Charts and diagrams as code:

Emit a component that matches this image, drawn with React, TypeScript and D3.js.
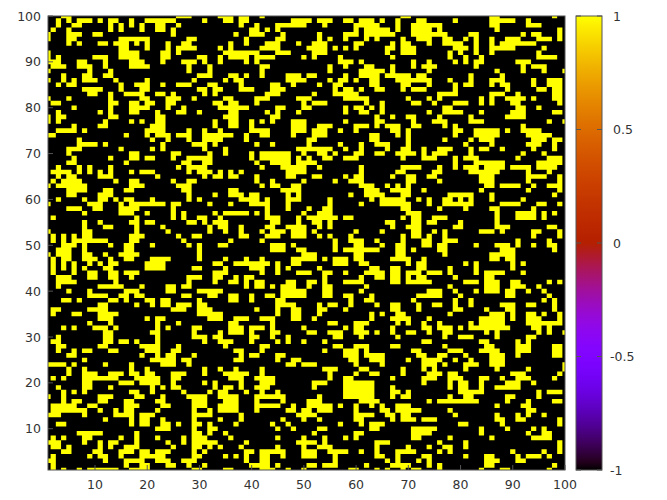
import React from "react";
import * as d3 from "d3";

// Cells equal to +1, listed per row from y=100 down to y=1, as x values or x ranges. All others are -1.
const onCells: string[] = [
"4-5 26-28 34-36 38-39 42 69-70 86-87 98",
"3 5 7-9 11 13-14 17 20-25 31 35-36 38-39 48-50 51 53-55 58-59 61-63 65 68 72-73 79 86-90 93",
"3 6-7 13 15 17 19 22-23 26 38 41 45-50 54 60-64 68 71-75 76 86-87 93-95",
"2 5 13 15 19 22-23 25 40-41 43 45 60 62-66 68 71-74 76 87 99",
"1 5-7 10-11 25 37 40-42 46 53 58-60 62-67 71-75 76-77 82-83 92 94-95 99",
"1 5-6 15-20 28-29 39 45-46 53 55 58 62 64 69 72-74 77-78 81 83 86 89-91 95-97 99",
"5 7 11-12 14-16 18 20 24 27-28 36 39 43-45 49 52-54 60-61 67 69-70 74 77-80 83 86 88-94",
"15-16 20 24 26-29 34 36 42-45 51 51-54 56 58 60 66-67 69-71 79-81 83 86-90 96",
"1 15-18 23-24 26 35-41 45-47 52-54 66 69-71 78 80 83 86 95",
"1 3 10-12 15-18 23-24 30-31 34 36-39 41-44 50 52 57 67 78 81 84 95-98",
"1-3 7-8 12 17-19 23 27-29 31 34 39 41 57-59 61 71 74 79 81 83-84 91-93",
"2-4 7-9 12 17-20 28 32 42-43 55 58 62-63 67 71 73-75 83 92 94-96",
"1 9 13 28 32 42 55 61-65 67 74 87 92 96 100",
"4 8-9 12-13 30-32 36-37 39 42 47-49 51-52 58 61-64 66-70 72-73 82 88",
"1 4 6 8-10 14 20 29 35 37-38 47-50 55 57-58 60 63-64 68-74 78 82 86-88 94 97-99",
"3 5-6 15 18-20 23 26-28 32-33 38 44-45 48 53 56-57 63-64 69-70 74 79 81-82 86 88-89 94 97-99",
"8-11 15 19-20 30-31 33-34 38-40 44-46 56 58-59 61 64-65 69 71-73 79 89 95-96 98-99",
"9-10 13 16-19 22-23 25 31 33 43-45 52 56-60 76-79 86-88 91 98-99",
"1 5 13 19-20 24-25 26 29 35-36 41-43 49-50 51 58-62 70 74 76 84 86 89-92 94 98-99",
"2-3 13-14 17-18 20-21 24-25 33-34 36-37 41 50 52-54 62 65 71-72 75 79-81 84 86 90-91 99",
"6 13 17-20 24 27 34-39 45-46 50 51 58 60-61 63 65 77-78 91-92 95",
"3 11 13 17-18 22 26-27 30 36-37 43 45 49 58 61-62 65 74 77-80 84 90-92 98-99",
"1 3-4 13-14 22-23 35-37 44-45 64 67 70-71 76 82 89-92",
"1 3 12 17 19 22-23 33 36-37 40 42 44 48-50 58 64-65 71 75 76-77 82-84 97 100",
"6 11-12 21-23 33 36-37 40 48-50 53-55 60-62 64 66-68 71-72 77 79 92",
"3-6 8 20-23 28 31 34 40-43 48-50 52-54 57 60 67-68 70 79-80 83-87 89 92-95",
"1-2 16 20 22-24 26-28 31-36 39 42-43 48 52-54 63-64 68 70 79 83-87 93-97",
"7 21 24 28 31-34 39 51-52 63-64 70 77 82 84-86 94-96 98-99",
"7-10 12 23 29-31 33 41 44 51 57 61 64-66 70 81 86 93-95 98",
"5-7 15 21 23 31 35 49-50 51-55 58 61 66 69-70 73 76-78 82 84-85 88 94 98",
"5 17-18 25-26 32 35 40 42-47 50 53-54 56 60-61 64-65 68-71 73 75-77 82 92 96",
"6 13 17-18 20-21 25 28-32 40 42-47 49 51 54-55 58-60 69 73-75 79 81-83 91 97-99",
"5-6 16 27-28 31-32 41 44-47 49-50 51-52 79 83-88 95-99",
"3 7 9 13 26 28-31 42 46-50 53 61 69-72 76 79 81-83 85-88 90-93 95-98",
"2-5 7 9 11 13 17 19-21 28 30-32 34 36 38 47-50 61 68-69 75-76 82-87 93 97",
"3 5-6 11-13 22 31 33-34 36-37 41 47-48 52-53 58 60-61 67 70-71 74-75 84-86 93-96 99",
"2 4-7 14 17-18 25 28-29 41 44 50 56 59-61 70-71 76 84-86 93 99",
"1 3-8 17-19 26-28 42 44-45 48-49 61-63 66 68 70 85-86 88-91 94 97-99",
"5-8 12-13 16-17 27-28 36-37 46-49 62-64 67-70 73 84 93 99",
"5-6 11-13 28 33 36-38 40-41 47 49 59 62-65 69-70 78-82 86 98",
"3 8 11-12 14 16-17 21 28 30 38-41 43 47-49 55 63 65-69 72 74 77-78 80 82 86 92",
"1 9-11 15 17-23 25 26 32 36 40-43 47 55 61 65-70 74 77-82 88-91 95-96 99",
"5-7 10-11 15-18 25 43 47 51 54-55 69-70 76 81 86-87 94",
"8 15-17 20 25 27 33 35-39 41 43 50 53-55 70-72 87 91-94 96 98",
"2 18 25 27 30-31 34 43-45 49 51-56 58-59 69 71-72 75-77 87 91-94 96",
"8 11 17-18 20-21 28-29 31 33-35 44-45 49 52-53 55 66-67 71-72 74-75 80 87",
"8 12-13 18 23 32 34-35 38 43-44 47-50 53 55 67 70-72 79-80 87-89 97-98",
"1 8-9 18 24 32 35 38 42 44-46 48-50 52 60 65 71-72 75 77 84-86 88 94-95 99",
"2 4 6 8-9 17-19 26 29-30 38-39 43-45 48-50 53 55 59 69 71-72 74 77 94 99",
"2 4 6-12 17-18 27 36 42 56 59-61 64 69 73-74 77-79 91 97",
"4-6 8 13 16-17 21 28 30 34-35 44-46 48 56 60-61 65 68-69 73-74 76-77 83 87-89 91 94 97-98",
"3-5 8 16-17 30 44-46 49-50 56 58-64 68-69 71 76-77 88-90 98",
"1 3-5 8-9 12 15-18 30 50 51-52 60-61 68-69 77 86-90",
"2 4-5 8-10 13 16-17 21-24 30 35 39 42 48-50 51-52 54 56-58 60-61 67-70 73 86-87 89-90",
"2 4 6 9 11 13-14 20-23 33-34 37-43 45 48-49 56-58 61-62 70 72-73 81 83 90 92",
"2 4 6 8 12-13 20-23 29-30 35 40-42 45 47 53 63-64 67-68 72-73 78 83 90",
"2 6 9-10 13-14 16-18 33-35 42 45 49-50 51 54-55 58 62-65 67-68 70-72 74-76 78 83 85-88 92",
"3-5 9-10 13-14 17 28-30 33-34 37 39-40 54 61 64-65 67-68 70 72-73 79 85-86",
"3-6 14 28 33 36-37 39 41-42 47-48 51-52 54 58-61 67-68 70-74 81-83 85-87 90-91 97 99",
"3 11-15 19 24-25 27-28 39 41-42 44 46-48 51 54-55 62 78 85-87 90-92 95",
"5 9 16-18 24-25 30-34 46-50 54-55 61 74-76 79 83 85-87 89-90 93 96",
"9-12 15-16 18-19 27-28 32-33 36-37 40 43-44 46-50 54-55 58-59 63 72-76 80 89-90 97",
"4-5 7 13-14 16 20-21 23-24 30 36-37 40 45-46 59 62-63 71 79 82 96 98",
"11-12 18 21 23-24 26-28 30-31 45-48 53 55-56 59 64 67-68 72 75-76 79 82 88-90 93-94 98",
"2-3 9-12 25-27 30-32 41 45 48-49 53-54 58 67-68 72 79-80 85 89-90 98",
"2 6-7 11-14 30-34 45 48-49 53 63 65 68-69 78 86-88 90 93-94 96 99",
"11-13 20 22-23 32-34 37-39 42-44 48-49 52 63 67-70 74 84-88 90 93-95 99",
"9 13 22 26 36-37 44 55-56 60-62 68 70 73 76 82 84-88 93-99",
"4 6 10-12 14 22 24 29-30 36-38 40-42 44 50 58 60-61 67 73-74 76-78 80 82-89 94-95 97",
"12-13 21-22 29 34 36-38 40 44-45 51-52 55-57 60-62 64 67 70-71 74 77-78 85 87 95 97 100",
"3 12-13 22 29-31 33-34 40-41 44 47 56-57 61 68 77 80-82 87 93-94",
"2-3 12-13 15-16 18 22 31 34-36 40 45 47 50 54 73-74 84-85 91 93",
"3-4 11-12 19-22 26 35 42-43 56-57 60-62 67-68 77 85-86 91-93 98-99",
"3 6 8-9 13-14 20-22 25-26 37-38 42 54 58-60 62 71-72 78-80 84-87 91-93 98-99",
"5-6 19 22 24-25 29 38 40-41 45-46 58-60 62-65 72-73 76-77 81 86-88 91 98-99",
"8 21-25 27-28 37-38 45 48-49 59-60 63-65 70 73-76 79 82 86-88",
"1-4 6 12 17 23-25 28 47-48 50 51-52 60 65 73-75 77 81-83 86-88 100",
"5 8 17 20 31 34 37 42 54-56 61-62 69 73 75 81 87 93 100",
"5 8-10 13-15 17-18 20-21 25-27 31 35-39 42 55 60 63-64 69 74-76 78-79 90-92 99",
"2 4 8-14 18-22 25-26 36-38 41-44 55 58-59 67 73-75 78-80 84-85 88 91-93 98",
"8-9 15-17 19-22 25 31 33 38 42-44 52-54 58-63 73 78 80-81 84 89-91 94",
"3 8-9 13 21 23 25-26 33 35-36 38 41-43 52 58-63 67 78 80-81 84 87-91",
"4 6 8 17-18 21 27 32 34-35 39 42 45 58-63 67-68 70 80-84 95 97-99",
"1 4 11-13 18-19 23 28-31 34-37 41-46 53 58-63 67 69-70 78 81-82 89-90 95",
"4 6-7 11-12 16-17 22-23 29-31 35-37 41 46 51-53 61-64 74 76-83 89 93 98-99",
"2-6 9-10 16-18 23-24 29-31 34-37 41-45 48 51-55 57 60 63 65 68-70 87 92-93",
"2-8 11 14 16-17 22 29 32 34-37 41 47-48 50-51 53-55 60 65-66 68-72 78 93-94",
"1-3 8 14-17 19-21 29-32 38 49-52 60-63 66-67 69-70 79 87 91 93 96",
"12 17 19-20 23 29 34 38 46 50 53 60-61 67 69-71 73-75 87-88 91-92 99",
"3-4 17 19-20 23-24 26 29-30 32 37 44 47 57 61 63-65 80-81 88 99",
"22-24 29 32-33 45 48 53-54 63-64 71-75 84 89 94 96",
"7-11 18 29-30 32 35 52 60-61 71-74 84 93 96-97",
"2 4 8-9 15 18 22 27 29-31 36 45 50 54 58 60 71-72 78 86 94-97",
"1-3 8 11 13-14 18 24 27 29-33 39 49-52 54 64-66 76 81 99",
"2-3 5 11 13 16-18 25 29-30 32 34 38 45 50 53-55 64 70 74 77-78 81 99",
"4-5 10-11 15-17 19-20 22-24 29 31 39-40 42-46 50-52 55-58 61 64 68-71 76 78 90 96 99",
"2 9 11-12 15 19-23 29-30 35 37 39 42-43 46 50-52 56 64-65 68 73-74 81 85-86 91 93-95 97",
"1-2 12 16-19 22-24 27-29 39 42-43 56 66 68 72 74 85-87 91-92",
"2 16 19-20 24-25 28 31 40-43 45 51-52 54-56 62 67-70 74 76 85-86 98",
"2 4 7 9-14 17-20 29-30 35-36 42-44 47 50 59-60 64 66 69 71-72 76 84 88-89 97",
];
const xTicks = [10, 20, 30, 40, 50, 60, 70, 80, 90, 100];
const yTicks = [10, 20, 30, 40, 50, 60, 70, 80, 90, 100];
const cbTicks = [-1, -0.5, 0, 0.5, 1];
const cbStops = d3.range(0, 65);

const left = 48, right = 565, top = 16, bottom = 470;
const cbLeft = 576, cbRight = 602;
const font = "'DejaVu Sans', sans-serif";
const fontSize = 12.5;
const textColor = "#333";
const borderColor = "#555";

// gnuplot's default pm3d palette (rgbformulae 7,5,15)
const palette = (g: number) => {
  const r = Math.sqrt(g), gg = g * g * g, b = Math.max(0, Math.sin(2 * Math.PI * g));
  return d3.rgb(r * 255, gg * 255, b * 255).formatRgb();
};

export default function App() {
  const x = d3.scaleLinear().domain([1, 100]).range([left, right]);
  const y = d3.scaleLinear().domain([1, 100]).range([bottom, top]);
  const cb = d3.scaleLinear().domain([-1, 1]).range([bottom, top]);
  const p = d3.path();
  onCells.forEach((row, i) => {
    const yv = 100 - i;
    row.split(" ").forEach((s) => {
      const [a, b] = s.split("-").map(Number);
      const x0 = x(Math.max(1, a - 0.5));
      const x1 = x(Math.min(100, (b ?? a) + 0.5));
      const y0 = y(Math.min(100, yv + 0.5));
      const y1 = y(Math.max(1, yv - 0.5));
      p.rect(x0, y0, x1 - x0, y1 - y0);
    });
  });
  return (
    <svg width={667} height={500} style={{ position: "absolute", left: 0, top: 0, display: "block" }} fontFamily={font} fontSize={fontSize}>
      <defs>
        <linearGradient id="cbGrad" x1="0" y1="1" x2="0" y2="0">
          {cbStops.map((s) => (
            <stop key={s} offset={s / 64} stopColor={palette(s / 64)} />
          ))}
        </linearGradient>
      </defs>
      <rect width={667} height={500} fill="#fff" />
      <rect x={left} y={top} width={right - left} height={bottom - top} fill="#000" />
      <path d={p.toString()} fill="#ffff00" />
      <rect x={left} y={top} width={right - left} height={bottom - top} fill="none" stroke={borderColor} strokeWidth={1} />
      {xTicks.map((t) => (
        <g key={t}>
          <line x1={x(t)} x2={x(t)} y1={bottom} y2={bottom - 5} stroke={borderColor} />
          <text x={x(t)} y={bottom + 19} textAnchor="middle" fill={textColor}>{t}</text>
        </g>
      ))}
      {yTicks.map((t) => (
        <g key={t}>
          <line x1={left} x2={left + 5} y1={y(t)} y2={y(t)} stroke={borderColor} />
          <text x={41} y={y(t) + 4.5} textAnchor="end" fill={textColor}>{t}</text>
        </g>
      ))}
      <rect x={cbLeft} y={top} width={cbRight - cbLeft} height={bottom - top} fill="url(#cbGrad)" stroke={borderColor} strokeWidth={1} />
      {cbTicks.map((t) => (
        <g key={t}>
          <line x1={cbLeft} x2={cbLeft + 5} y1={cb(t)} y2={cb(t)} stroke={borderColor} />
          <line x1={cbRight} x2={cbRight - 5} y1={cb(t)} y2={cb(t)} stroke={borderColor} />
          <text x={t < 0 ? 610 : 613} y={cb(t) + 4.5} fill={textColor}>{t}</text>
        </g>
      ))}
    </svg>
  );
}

==

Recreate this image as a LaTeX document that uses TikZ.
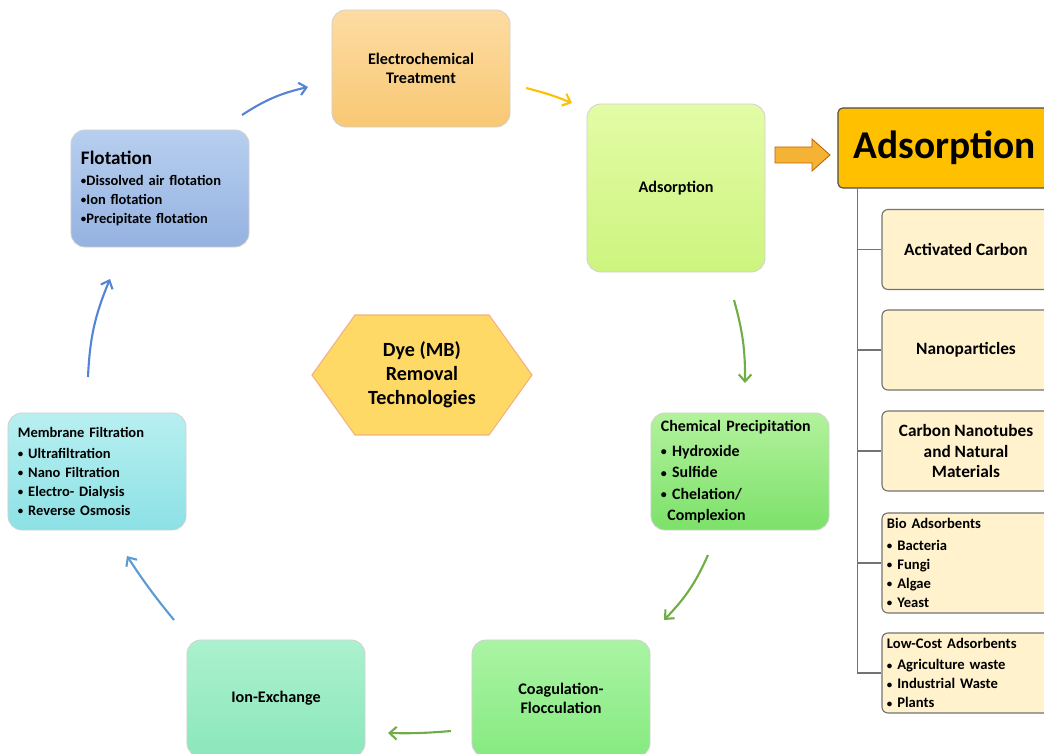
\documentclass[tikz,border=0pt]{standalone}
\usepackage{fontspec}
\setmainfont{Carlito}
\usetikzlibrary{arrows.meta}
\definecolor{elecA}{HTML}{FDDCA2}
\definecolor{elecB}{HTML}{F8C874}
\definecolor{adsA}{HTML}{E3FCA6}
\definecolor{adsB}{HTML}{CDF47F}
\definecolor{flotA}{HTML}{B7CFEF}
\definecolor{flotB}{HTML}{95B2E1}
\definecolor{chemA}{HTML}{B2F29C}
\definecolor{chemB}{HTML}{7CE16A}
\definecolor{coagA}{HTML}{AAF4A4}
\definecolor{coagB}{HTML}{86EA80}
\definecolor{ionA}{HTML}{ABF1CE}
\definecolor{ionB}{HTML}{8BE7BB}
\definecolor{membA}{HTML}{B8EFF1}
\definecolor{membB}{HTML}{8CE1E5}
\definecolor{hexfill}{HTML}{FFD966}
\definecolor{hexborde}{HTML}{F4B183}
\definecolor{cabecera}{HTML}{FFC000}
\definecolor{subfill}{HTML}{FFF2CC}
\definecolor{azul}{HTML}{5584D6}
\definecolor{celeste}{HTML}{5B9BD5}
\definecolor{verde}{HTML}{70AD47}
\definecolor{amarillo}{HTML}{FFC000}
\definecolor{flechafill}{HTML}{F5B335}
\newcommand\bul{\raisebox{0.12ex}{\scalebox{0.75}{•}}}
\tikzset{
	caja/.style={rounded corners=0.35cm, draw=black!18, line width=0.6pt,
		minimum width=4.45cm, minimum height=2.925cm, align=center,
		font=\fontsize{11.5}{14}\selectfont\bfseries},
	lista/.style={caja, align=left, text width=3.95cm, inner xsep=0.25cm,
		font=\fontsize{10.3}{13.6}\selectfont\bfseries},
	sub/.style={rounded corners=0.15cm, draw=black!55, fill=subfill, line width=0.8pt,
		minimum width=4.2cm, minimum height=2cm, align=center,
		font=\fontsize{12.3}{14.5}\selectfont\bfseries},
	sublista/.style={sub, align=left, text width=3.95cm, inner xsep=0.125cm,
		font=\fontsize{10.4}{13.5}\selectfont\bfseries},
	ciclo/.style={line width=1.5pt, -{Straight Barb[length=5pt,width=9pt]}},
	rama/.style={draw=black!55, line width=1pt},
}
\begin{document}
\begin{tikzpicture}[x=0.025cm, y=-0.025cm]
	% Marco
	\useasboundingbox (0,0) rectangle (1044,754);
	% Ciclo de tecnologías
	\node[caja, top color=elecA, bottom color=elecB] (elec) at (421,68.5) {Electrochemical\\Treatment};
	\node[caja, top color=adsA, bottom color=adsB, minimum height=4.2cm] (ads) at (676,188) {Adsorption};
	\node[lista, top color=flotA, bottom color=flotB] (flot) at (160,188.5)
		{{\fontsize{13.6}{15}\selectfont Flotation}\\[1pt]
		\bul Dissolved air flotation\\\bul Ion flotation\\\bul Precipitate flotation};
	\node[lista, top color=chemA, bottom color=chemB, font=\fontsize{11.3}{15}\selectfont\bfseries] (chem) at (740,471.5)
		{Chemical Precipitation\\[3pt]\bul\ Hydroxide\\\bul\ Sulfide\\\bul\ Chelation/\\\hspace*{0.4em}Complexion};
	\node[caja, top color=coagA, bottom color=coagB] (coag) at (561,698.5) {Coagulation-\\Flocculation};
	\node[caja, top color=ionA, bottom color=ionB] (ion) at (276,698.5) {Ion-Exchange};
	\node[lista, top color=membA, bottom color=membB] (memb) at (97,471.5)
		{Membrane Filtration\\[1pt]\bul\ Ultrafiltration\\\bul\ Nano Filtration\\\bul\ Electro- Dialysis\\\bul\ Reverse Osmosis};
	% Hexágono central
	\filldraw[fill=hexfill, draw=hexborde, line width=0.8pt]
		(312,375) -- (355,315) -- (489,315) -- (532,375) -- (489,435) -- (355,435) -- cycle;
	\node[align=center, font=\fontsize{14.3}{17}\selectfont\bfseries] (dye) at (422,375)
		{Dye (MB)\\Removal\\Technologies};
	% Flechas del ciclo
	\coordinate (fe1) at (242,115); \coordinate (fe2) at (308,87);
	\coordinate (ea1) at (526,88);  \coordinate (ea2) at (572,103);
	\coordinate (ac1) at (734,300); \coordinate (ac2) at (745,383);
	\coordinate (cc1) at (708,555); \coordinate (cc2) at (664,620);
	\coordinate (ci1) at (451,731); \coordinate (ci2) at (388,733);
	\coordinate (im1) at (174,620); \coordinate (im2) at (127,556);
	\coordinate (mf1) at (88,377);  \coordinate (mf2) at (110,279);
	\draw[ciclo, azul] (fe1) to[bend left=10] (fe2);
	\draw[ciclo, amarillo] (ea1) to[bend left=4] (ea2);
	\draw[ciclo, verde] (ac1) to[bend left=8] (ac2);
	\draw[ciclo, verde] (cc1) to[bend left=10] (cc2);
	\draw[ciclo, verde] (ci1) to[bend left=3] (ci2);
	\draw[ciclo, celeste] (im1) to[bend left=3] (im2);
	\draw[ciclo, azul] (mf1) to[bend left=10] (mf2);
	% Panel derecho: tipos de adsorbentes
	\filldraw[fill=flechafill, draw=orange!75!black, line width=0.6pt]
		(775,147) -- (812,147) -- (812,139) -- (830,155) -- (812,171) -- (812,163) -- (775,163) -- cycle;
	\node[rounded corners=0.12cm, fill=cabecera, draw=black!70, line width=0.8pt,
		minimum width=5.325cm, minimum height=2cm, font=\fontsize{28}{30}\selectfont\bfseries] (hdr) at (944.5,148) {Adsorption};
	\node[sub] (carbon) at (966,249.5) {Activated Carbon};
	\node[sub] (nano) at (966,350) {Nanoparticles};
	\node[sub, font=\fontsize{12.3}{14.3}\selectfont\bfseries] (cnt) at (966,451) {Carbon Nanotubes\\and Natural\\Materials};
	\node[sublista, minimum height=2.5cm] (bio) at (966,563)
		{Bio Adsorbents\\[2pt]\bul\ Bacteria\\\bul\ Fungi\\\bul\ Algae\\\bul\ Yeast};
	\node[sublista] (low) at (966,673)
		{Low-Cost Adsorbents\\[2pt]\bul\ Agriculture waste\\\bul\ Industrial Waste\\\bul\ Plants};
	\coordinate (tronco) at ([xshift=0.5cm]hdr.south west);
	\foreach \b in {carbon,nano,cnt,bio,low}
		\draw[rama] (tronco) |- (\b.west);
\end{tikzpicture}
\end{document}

*Aim*: Pull every line containing the word "that" out of the material.

*Solution to the exercise*:
Emit a component that matches this image, drawn with React, TypeScript and D3.js.
Recreate this image as a LaTeX document that uses TikZ.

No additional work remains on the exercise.